▶ [Recorded data]:
++++++++

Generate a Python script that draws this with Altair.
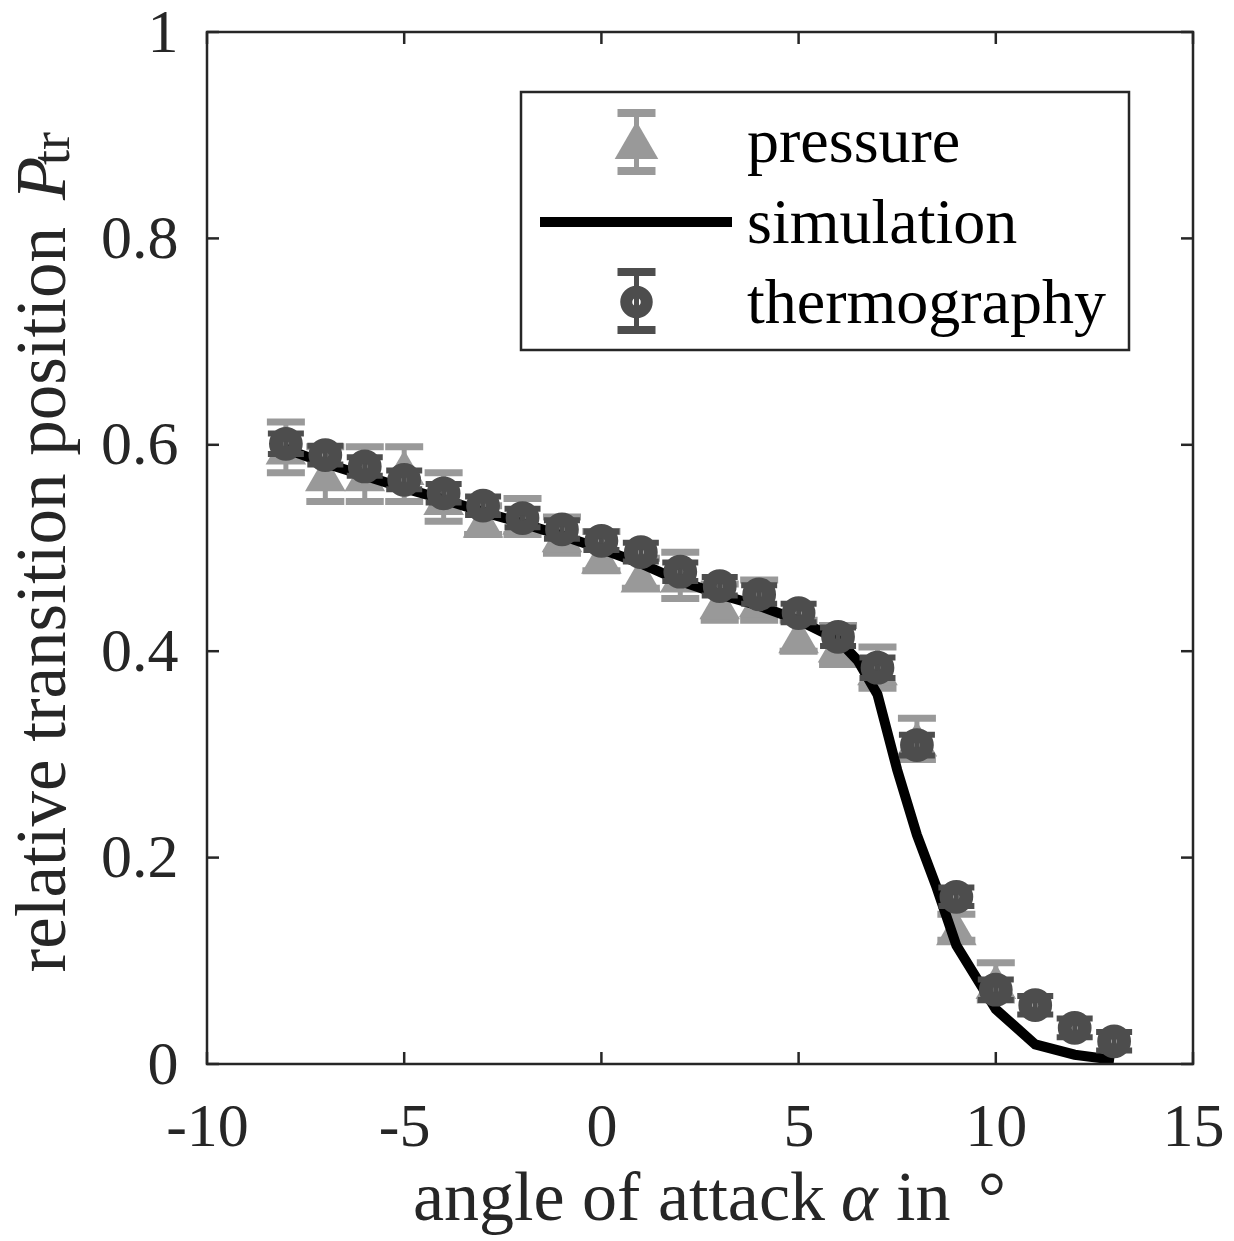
import altair as alt
import pandas as pd

# ---------------- data ----------------
therm_x = [-8, -7, -6, -5, -4, -3, -2, -1, 0, 1, 2, 3, 4, 5, 6, 7, 8, 9, 10, 11, 12, 13]
therm_y = [0.601, 0.590, 0.579, 0.566, 0.553, 0.541, 0.529, 0.518, 0.507, 0.496, 0.477,
           0.463, 0.455, 0.437, 0.414, 0.384, 0.309, 0.162, 0.072, 0.057, 0.035, 0.022]
therm_err = [0.010, 0.009, 0.009, 0.009, 0.009, 0.009, 0.009, 0.009, 0.009, 0.009, 0.009,
             0.009, 0.009, 0.009, 0.009, 0.010, 0.010, 0.009, 0.010, 0.009, 0.009, 0.009]

press_x = [-8, -7, -6, -5, -4, -3, -2, -1, 0, 1, 2, 3, 4, 5, 6, 7, 8, 9, 10]
press_y = [0.598, 0.572, 0.572, 0.578, 0.549, 0.527, 0.530, 0.513, 0.492, 0.474, 0.474,
           0.448, 0.450, 0.415, 0.406, 0.384, 0.315, 0.132, 0.080]
press_lo = [0.573, 0.545, 0.545, 0.545, 0.526, 0.513, 0.513, 0.495, 0.478, 0.461, 0.451,
            0.430, 0.430, 0.400, 0.387, 0.364, 0.295, 0.120, 0.062]
press_hi = [0.622, 0.598, 0.598, 0.598, 0.573, 0.541, 0.548, 0.530, 0.516, 0.490, 0.496,
            0.465, 0.469, 0.430, 0.425, 0.404, 0.335, 0.145, 0.098]

sim_x = [-8, -7, -6, -5, -4, -3, -2, -1, 0, 1, 2, 3, 4, 5, 6, 6.5, 7, 7.5, 8, 8.5, 9,
         10, 11, 12, 13]
sim_y = [0.596, 0.582, 0.570, 0.558, 0.547, 0.535, 0.524, 0.512, 0.499, 0.485, 0.468,
         0.455, 0.444, 0.430, 0.411, 0.391, 0.358, 0.285, 0.222, 0.171, 0.115,
         0.053, 0.019, 0.009, 0.004]

x_ticks = [-10, -5, 0, 5, 10, 15]
y_ticks = [0, 0.2, 0.4, 0.6, 0.8, 1]
legend_labels = ["pressure", "simulation", "thermography"]

x_title_parts = ["angle of attack", "α", "in", "°"]
y_title_parts = ["relative transition position", "P", "tr"]

# ---------------- styling ----------------
W, H = 986, 1032
FONT = "Liberation Serif"
TXT = "#262626"
C_P = "#999999"
C_T = "#4d4d4d"

therm = pd.DataFrame({"x": therm_x, "y": therm_y,
                      "lo": [a - e for a, e in zip(therm_y, therm_err)],
                      "hi": [a + e for a, e in zip(therm_y, therm_err)]})
press = pd.DataFrame({"x": press_x, "y": press_y, "lo": press_lo, "hi": press_hi})
sim = pd.DataFrame({"x": sim_x, "y": sim_y})
xt = pd.DataFrame({"v": x_ticks})
yt = pd.DataFrame({"v": y_ticks})
one = pd.DataFrame({"k": [0]})

xs = alt.Scale(domain=[-10, 15], nice=False, zero=False)
ys = alt.Scale(domain=[0, 1], nice=False, zero=False)

X = lambda f: alt.X(f, type="quantitative", scale=xs)
Y = lambda f: alt.Y(f, type="quantitative", scale=ys)

base_axes = alt.Chart(sim).mark_line(opacity=0).encode(
    x=alt.X("x:Q", scale=xs,
            axis=alt.Axis(values=x_ticks, title=None, ticks=False, domain=False, grid=False,
                          labelFont=FONT, labelFontSize=62, labelColor=TXT, labelFlush=False,
                          labelOverlap=False, labelBound=False,
                          labelPadding=32, labelExpr="'' + datum.value")),
    y=alt.Y("y:Q", scale=ys,
            axis=alt.Axis(values=y_ticks, title=None, ticks=False, domain=False, grid=False,
                          labelFont=FONT, labelFontSize=62, labelColor=TXT, labelFlush=False,
                          labelOverlap=False, labelBound=False,
                          labelPadding=29, labelExpr="'' + datum.value")),
)

# pressure
p_rule = alt.Chart(press).mark_rule(color=C_P, strokeWidth=5).encode(
    x=X("x"), y=Y("lo"), y2="hi")
p_lo = alt.Chart(press).mark_tick(color=C_P, orient="horizontal", size=38, thickness=7,
                                  opacity=1).encode(x=X("x"), y=Y("lo"))
p_hi = alt.Chart(press).mark_tick(color=C_P, orient="horizontal", size=38, thickness=7,
                                  opacity=1).encode(x=X("x"), y=Y("hi"))
p_pt = alt.Chart(press).mark_point(shape="triangle-up", filled=True, size=1650, color=C_P,
                                   opacity=1).encode(x=X("x"), y=Y("y"))

# simulation
s_line = alt.Chart(sim).mark_line(color="black", strokeWidth=10, strokeJoin="miter").encode(
    x=X("x"), y=Y("y"))

# thermography
t_rule = alt.Chart(therm).mark_rule(color=C_T, strokeWidth=5).encode(
    x=X("x"), y=Y("lo"), y2="hi")
t_lo = alt.Chart(therm).mark_tick(color=C_T, orient="horizontal", size=36, thickness=6,
                                  opacity=1).encode(x=X("x"), y=Y("lo"))
t_hi = alt.Chart(therm).mark_tick(color=C_T, orient="horizontal", size=36, thickness=6,
                                  opacity=1).encode(x=X("x"), y=Y("hi"))
t_pt = alt.Chart(therm).mark_point(shape="circle", filled=False, size=390, strokeWidth=14,
                                   color=C_T, opacity=1).encode(x=X("x"), y=Y("y"))

# frame and inward ticks on all four sides
frame = alt.Chart(one).mark_rect(fill="transparent", stroke=TXT, strokeWidth=2.5).encode(
    x=alt.value(0), x2=alt.value(W), y=alt.value(0), y2=alt.value(H))
TK = 12
tick_b = alt.Chart(xt).mark_rule(color=TXT, strokeWidth=2.5).encode(
    x=X("v"), y=alt.value(H), y2=alt.value(H - TK))
tick_t = alt.Chart(xt).mark_rule(color=TXT, strokeWidth=2.5).encode(
    x=X("v"), y=alt.value(0), y2=alt.value(TK))
tick_l = alt.Chart(yt).mark_rule(color=TXT, strokeWidth=2.5).encode(
    y=Y("v"), x=alt.value(0), x2=alt.value(TK))
tick_r = alt.Chart(yt).mark_rule(color=TXT, strokeWidth=2.5).encode(
    y=Y("v"), x=alt.value(W), x2=alt.value(W - TK))

# legend (manual)
leg_box = alt.Chart(one).mark_rect(fill="white", stroke=TXT, strokeWidth=2.5).encode(
    x=alt.value(314), x2=alt.value(922), y=alt.value(60), y2=alt.value(318))
lx = 429.5
leg = [leg_box]
leg.append(alt.Chart(one).mark_rule(color=C_P, strokeWidth=5).encode(
    x=alt.value(lx), y=alt.value(81), y2=alt.value(139)))
for yy in (81, 139):
    leg.append(alt.Chart(one).mark_rule(color=C_P, strokeWidth=8).encode(
        x=alt.value(lx - 19), x2=alt.value(lx + 19), y=alt.value(yy)))
leg.append(alt.Chart(one).mark_point(shape="triangle-up", filled=True, size=1900, color=C_P,
                                     opacity=1).encode(x=alt.value(lx), y=alt.value(108)))
leg.append(alt.Chart(one).mark_rule(color="black", strokeWidth=10).encode(
    x=alt.value(333), x2=alt.value(525), y=alt.value(190)))
leg.append(alt.Chart(one).mark_rule(color=C_T, strokeWidth=5).encode(
    x=alt.value(lx), y=alt.value(240), y2=alt.value(298)))
for yy in (240, 298):
    leg.append(alt.Chart(one).mark_rule(color=C_T, strokeWidth=8).encode(
        x=alt.value(lx - 19), x2=alt.value(lx + 19), y=alt.value(yy)))
leg.append(alt.Chart(one).mark_point(shape="circle", filled=False, size=420, strokeWidth=12,
                                     color=C_T, opacity=1).encode(x=alt.value(lx),
                                                                  y=alt.value(270)))
for lab, yy in zip(legend_labels, (130, 211, 291)):
    leg.append(alt.Chart(one).mark_text(text=lab, font=FONT, fontSize=64, color="black",
                                        align="left", baseline="alphabetic").encode(
        x=alt.value(540), y=alt.value(yy)))

# axis titles built from text pieces (mixed upright / italic)
titles = []
xt_pos = [(618, "right", "normal"), (634, "left", "italic"), (689, "left", "normal"),
          (771, "left", "normal")]
for txt, (px, al, st) in zip(x_title_parts, xt_pos):
    titles.append(alt.Chart(one).mark_text(text=txt, font=FONT, fontSize=70, color=TXT,
                                           align=al, baseline="alphabetic",
                                           fontStyle=st).encode(
        x=alt.value(px), y=alt.value(1188)))
yt_pos = [(-142, 195, "right", "normal", 71), (-142, 168, "left", "italic", 71),
          (-138, 133, "left", "normal", 54)]
for txt, (px, py, al, st, fs) in zip(y_title_parts, yt_pos):
    titles.append(alt.Chart(one).mark_text(text=txt, font=FONT, fontSize=fs, color=TXT,
                                           align=al, baseline="alphabetic", angle=270,
                                           fontStyle=st).encode(
        x=alt.value(px), y=alt.value(py)))

chart = alt.layer(
    base_axes, p_rule, p_lo, p_hi, p_pt, s_line, t_rule, t_lo, t_hi, t_pt,
    frame, tick_b, tick_t, tick_l, tick_r, *leg, *titles
).properties(
    width=W, height=H,
    padding={"left": 199, "top": 24, "right": 33, "bottom": 177},
    autosize=alt.AutoSizeParams(type="none"),
).configure_view(
    strokeWidth=0
).configure(background="white")

chart.save("out.html", embed_options={"renderer": "svg", "actions": False})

++++++++

▶ [Work instructions]:
Begin at the first line of the data above and repeat each line exactly, stopping after the line containing "import pandas as pd". Omit the pictures.

▶ [Result]:
Generate a Python script that draws this with Altair.
import altair as alt
import pandas as pd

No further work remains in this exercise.